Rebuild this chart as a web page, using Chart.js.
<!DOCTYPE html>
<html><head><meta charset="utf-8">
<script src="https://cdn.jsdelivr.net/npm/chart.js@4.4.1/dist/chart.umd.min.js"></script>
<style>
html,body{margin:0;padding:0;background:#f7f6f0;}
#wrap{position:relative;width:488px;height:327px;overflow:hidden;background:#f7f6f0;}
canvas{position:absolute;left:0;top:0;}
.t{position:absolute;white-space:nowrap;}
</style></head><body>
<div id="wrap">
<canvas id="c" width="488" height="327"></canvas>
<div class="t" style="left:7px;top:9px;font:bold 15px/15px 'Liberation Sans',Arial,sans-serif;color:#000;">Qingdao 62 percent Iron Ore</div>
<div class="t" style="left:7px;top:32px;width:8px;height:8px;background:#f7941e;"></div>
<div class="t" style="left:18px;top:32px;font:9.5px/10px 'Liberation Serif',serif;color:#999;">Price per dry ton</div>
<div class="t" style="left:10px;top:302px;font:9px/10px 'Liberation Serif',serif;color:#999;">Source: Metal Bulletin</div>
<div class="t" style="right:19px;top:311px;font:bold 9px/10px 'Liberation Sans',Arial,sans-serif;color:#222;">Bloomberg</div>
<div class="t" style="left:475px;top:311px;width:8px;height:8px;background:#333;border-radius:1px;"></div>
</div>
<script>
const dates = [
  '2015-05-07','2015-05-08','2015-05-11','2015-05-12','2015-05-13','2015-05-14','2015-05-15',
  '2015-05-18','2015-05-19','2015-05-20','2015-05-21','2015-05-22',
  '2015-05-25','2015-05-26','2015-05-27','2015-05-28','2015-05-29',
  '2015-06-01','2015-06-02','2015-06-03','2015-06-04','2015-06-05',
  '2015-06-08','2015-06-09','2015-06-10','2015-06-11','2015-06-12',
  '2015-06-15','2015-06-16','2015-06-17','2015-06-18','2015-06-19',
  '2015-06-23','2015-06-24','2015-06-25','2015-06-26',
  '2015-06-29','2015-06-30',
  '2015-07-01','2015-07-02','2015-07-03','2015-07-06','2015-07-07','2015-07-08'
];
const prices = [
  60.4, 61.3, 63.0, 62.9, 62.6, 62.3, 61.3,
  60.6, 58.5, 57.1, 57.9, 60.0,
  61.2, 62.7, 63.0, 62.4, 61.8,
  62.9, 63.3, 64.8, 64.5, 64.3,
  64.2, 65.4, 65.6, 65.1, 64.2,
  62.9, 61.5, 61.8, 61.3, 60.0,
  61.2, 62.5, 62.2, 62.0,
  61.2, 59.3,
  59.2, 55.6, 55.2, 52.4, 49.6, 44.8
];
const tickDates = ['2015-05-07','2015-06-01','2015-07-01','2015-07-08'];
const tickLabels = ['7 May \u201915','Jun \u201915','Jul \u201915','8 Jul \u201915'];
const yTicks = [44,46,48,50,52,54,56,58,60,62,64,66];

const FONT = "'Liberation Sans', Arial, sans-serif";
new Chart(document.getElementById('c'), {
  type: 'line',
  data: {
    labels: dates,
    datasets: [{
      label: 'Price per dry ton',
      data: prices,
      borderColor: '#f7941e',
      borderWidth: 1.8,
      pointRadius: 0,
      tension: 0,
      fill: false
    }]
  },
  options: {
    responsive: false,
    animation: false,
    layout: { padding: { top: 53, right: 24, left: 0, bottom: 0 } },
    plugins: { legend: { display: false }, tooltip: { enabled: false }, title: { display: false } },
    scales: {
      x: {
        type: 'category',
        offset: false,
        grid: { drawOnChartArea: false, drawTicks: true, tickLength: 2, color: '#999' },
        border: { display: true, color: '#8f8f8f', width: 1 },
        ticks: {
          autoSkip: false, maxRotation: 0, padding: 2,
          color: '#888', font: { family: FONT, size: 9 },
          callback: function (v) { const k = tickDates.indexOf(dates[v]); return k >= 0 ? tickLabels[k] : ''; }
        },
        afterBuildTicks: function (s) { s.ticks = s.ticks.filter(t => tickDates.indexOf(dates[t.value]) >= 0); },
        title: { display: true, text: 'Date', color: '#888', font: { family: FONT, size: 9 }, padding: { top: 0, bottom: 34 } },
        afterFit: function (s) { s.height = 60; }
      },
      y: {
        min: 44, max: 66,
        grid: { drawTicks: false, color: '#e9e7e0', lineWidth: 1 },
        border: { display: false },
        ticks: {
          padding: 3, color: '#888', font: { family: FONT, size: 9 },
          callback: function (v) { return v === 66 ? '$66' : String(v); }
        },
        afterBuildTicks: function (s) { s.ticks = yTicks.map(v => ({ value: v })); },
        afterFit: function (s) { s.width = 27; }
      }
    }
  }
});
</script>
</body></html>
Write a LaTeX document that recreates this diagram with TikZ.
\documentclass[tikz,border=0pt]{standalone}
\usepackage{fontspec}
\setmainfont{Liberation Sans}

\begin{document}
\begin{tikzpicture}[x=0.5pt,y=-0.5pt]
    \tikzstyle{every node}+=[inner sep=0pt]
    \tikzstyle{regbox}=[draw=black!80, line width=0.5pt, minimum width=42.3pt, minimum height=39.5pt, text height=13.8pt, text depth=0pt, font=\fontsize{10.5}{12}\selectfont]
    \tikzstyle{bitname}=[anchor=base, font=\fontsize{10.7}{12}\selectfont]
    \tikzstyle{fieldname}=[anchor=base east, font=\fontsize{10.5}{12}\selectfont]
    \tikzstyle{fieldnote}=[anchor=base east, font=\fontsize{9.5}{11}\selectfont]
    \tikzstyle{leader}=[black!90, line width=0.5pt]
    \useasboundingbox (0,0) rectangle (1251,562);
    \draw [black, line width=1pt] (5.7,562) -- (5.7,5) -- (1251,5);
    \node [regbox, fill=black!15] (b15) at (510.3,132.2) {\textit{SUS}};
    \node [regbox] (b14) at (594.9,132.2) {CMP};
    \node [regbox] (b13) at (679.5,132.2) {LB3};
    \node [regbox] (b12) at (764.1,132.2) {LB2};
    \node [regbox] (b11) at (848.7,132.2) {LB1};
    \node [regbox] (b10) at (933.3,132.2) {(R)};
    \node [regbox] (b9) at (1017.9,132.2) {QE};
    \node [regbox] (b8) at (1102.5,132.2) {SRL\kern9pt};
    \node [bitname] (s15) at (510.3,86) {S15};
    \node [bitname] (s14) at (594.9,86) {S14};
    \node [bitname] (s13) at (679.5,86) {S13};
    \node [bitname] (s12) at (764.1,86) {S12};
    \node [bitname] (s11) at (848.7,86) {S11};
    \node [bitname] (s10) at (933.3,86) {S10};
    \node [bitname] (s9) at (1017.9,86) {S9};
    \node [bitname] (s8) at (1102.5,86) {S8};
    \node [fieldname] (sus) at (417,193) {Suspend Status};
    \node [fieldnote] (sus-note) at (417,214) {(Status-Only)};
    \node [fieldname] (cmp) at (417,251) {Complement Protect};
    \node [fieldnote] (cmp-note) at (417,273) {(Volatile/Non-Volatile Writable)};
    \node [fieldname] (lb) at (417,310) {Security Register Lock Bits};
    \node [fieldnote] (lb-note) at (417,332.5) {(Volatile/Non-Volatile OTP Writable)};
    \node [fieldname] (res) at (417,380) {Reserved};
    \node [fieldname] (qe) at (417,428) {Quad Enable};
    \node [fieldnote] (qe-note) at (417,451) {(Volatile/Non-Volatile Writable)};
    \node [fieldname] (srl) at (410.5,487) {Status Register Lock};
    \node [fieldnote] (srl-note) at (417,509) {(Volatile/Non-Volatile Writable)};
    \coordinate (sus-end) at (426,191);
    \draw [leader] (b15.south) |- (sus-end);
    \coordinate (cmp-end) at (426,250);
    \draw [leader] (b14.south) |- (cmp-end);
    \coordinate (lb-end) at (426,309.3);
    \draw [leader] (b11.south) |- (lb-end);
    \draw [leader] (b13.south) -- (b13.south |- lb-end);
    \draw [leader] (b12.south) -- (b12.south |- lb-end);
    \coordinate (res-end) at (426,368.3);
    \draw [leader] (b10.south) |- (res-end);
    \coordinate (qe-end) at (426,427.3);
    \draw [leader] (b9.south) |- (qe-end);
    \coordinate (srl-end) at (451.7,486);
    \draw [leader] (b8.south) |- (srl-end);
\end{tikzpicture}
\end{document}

+ + + + +

• [Written request] Pull out each line of the entries that contains "this".

• [Task response]
Rebuild this chart as a web page, using Chart.js.
Write a LaTeX document that recreates this diagram with TikZ.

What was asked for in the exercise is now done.